> [WHAT YOU WILL DO]: Repeat all of the material below exactly as written, images excluded.

* * *

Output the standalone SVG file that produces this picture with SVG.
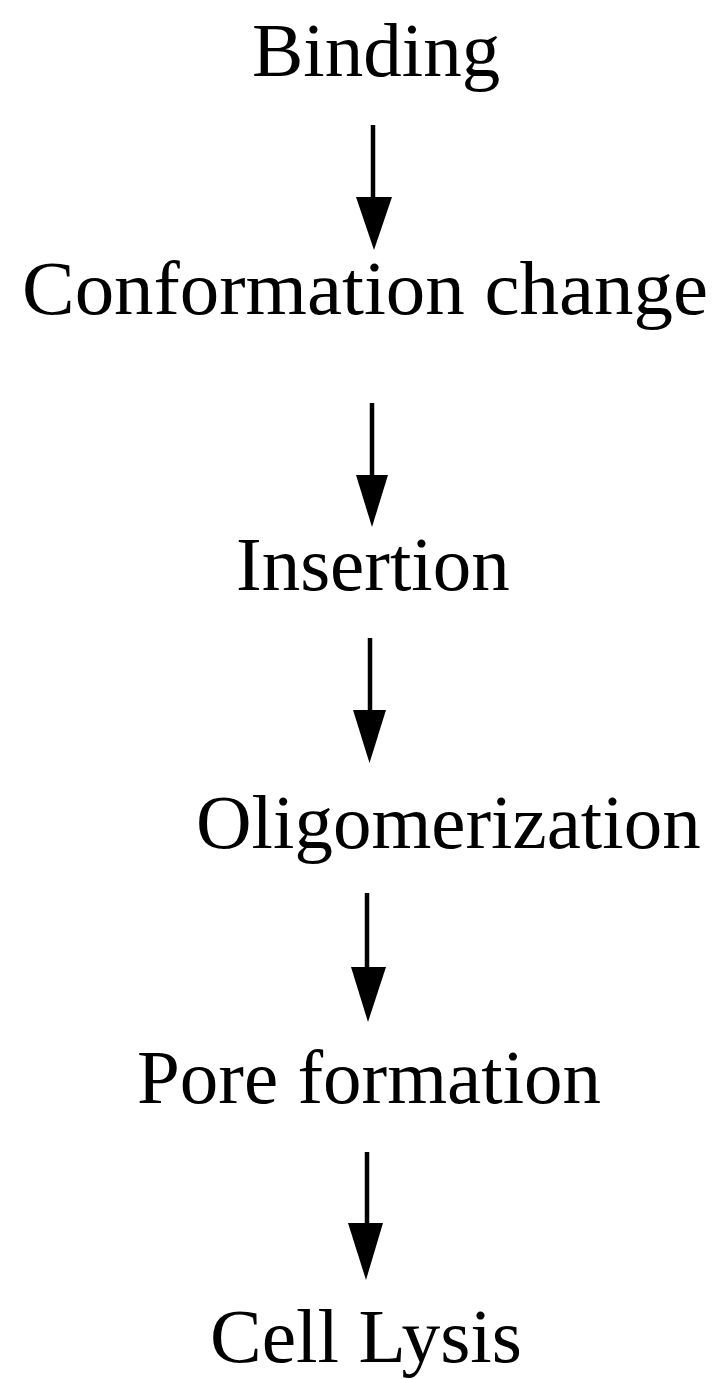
<svg xmlns="http://www.w3.org/2000/svg" width="718" height="1379" viewBox="0 0 718 1379">
<style>
.lbl{font-family:"Liberation Serif","Times New Roman",serif;font-size:77px;fill:#000}
.ln{stroke:#000;stroke-width:4.5;fill:none}
.hd{fill:#000}
</style>
<rect width="718" height="1379" fill="#fff"/>
<g id="n1"><text class="lbl" x="252" y="76">Binding</text></g>
<g id="n2"><text class="lbl" x="22" y="314" textLength="686" lengthAdjust="spacingAndGlyphs">Conformation change</text></g>
<g id="n3"><text class="lbl" x="236" y="590">Insertion</text></g>
<g id="n4"><text class="lbl" x="196" y="848">Oligomerization</text></g>
<g id="n5"><text class="lbl" x="137" y="1103">Pore formation</text></g>
<g id="n6"><text class="lbl" x="210" y="1362" textLength="312" lengthAdjust="spacingAndGlyphs">Cell Lysis</text></g>
<g id="connectors">
<line class="ln" x1="373" y1="125" x2="373" y2="200"/><polygon class="hd" points="356,197 392,197 374,250"/>
<line class="ln" x1="372" y1="403" x2="372" y2="478"/><polygon class="hd" points="356,475 388,475 372,527"/>
<line class="ln" x1="370" y1="638" x2="370" y2="713"/><polygon class="hd" points="353,710 386,710 369.5,763"/>
<line class="ln" x1="367" y1="893" x2="367" y2="970"/><polygon class="hd" points="351,967 386,967 368,1022"/>
<line class="ln" x1="367" y1="1152" x2="367" y2="1226"/><polygon class="hd" points="348,1223 383,1223 366,1280"/>
</g>
</svg>
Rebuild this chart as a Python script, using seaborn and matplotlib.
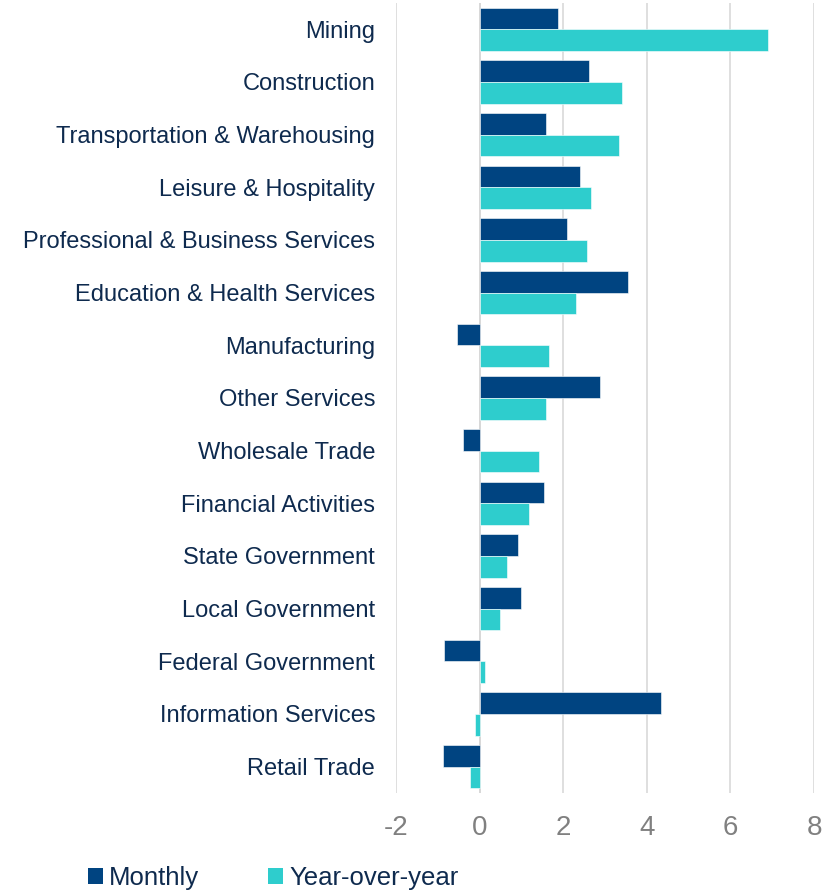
import pandas as pd
import seaborn as sns
import matplotlib.pyplot as plt
from matplotlib.patches import Patch

# Job growth by industry, monthly vs year-over-year (%)
industries = ['Mining', 'Construction', 'Transportation & Warehousing', 'Leisure & Hospitality',
              'Professional & Business Services', 'Education & Health Services', 'Manufacturing',
              'Other Services', 'Wholesale Trade', 'Financial Activities', 'State Government',
              'Local Government', 'Federal Government', 'Information Services', 'Retail Trade']
monthly = [1.88, 2.61, 1.60, 2.40, 2.10, 3.55, -0.55, 2.88, -0.40, 1.54, 0.93, 1.00, -0.84, 4.34, -0.87]
yoy = [6.89, 3.40, 3.33, 2.67, 2.56, 2.31, 1.66, 1.58, 1.41, 1.18, 0.66, 0.49, 0.14, -0.10, -0.22]
series = ['Monthly', 'Year-over-year']
colors = ['#004481', '#2ECDCD']
x_ticks = [-2, 0, 2, 4, 6, 8]

df = pd.DataFrame({'Industry': industries * 2,
                   'Series': [series[0]] * len(industries) + [series[1]] * len(industries),
                   'Value': monthly + yoy})

sns.set_style('white')
plt.rcParams['font.family'] = ['Liberation Sans', 'DejaVu Sans']

fig = plt.figure(figsize=(8.35, 8.92), dpi=100)
ax = fig.add_axes([396 / 835, 1 - 793 / 892, (814 - 396) / 835, 790 / 892])

sns.barplot(data=df, x='Value', y='Industry', hue='Series', order=industries,
            hue_order=series, palette=colors, orient='h', width=0.82,
            saturation=1, legend=False, ax=ax, edgecolor='white', linewidth=0.4)

ax.set_xlim(-2, 8)
ax.set_ylim(len(industries) - 0.5, -0.5)
ax.set_xticks(x_ticks)
ax.set_xticklabels([str(t) for t in x_ticks])
ax.grid(axis='x', color='#d9d9d9', linewidth=1.2)
ax.set_axisbelow(True)
ax.axvline(0, color='#d0d0d0', linewidth=1.2, zorder=0.5)
for s in ax.spines.values():
    s.set_visible(False)
ax.set_xlabel('')
ax.set_ylabel('')
ax.tick_params(axis='x', length=0, pad=16, labelsize=20, labelcolor='#808080')
ax.tick_params(axis='y', length=0, pad=15, labelsize=17, labelcolor='#0E2A4E')

handles = [Patch(facecolor=c, edgecolor='none') for c in colors]
fig.legend(handles, series, loc='lower left', bbox_to_anchor=(73 / 835, -0.015),
           ncol=2, frameon=False, fontsize=18.5, handlelength=0.55, handleheight=0.55,
           handletextpad=0.25, columnspacing=2.7, borderpad=0.1, labelcolor='#0E2A4E')

fig.savefig('out.png', dpi=100)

* * *

> [EXPECTED ANSWER]:
Output the standalone SVG file that produces this picture with SVG.
<svg xmlns="http://www.w3.org/2000/svg" width="718" height="1379" viewBox="0 0 718 1379">
<style>
.lbl{font-family:"Liberation Serif","Times New Roman",serif;font-size:77px;fill:#000}
.ln{stroke:#000;stroke-width:4.5;fill:none}
.hd{fill:#000}
</style>
<rect width="718" height="1379" fill="#fff"/>
<g id="n1"><text class="lbl" x="252" y="76">Binding</text></g>
<g id="n2"><text class="lbl" x="22" y="314" textLength="686" lengthAdjust="spacingAndGlyphs">Conformation change</text></g>
<g id="n3"><text class="lbl" x="236" y="590">Insertion</text></g>
<g id="n4"><text class="lbl" x="196" y="848">Oligomerization</text></g>
<g id="n5"><text class="lbl" x="137" y="1103">Pore formation</text></g>
<g id="n6"><text class="lbl" x="210" y="1362" textLength="312" lengthAdjust="spacingAndGlyphs">Cell Lysis</text></g>
<g id="connectors">
<line class="ln" x1="373" y1="125" x2="373" y2="200"/><polygon class="hd" points="356,197 392,197 374,250"/>
<line class="ln" x1="372" y1="403" x2="372" y2="478"/><polygon class="hd" points="356,475 388,475 372,527"/>
<line class="ln" x1="370" y1="638" x2="370" y2="713"/><polygon class="hd" points="353,710 386,710 369.5,763"/>
<line class="ln" x1="367" y1="893" x2="367" y2="970"/><polygon class="hd" points="351,967 386,967 368,1022"/>
<line class="ln" x1="367" y1="1152" x2="367" y2="1226"/><polygon class="hd" points="348,1223 383,1223 366,1280"/>
</g>
</svg>
Rebuild this chart as a Python script, using seaborn and matplotlib.
import pandas as pd
import seaborn as sns
import matplotlib.pyplot as plt
from matplotlib.patches import Patch

# Job growth by industry, monthly vs year-over-year (%)
industries = ['Mining', 'Construction', 'Transportation & Warehousing', 'Leisure & Hospitality',
              'Professional & Business Services', 'Education & Health Services', 'Manufacturing',
              'Other Services', 'Wholesale Trade', 'Financial Activities', 'State Government',
              'Local Government', 'Federal Government', 'Information Services', 'Retail Trade']
monthly = [1.88, 2.61, 1.60, 2.40, 2.10, 3.55, -0.55, 2.88, -0.40, 1.54, 0.93, 1.00, -0.84, 4.34, -0.87]
yoy = [6.89, 3.40, 3.33, 2.67, 2.56, 2.31, 1.66, 1.58, 1.41, 1.18, 0.66, 0.49, 0.14, -0.10, -0.22]
series = ['Monthly', 'Year-over-year']
colors = ['#004481', '#2ECDCD']
x_ticks = [-2, 0, 2, 4, 6, 8]

df = pd.DataFrame({'Industry': industries * 2,
                   'Series': [series[0]] * len(industries) + [series[1]] * len(industries),
                   'Value': monthly + yoy})

sns.set_style('white')
plt.rcParams['font.family'] = ['Liberation Sans', 'DejaVu Sans']

fig = plt.figure(figsize=(8.35, 8.92), dpi=100)
ax = fig.add_axes([396 / 835, 1 - 793 / 892, (814 - 396) / 835, 790 / 892])

sns.barplot(data=df, x='Value', y='Industry', hue='Series', order=industries,
            hue_order=series, palette=colors, orient='h', width=0.82,
            saturation=1, legend=False, ax=ax, edgecolor='white', linewidth=0.4)

ax.set_xlim(-2, 8)
ax.set_ylim(len(industries) - 0.5, -0.5)
ax.set_xticks(x_ticks)
ax.set_xticklabels([str(t) for t in x_ticks])
ax.grid(axis='x', color='#d9d9d9', linewidth=1.2)
ax.set_axisbelow(True)
ax.axvline(0, color='#d0d0d0', linewidth=1.2, zorder=0.5)
for s in ax.spines.values():
    s.set_visible(False)
ax.set_xlabel('')
ax.set_ylabel('')
ax.tick_params(axis='x', length=0, pad=16, labelsize=20, labelcolor='#808080')
ax.tick_params(axis='y', length=0, pad=15, labelsize=17, labelcolor='#0E2A4E')

handles = [Patch(facecolor=c, edgecolor='none') for c in colors]
fig.legend(handles, series, loc='lower left', bbox_to_anchor=(73 / 835, -0.015),
           ncol=2, frameon=False, fontsize=18.5, handlelength=0.55, handleheight=0.55,
           handletextpad=0.25, columnspacing=2.7, borderpad=0.1, labelcolor='#0E2A4E')

fig.savefig('out.png', dpi=100)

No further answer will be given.